Vice Squad
Saturday, August 07, 2004
Indonesian Justice
From today's Chicago Tribune (registration required):
An appeals court overturned the convictions of four Indonesian security officers implicated in 1999 violence in East Timor, a major blow to efforts to punish top brass over the bloodshed that killed as many as 1,500 people...On the other hand, a man convicted of attempting to smuggle 13 kilograms of heroin into Indonesia was executed by a firing squad on Thursday. (He did not have the heroin on him -- he was implicated by two other men who were caught with the heroin.) His execution might be the start of a cascade, as there are twenty or more other prisoners placed on Indonesia's death row for drug charges. The point of anti-drug laws, of course, is humanitarian, to offer people healthier lives. Vietnam is not shirking its role in the humanitarian effort, by upholding four death sentences handed out for smuggling less than 8 kilos of heroin.

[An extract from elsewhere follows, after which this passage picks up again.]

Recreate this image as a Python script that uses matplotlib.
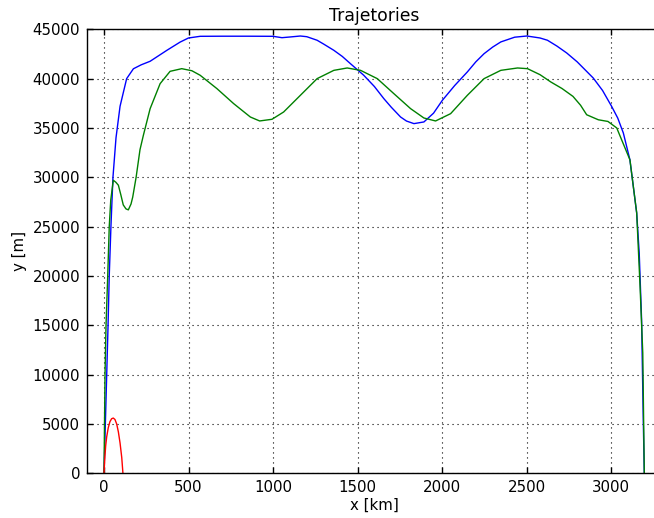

The verdicts mean that 16 of the 18 suspects tried in the violence have now been acquitted. The only two who have been found guilty--Guterres ["notorious militia leader Eurico Guterres," whose own ten-year jail term was cut in half] and the tiny country's ex-governor--were ethnic East Timorese civilians.
Heroin used to be sold over-the-counter in the United States and in many other parts of the world; possession of heroin in the US was not made illegal until 1924. Fortunately, we have become more enlightened since then, and have given fuller rein to our humanitarian impulses.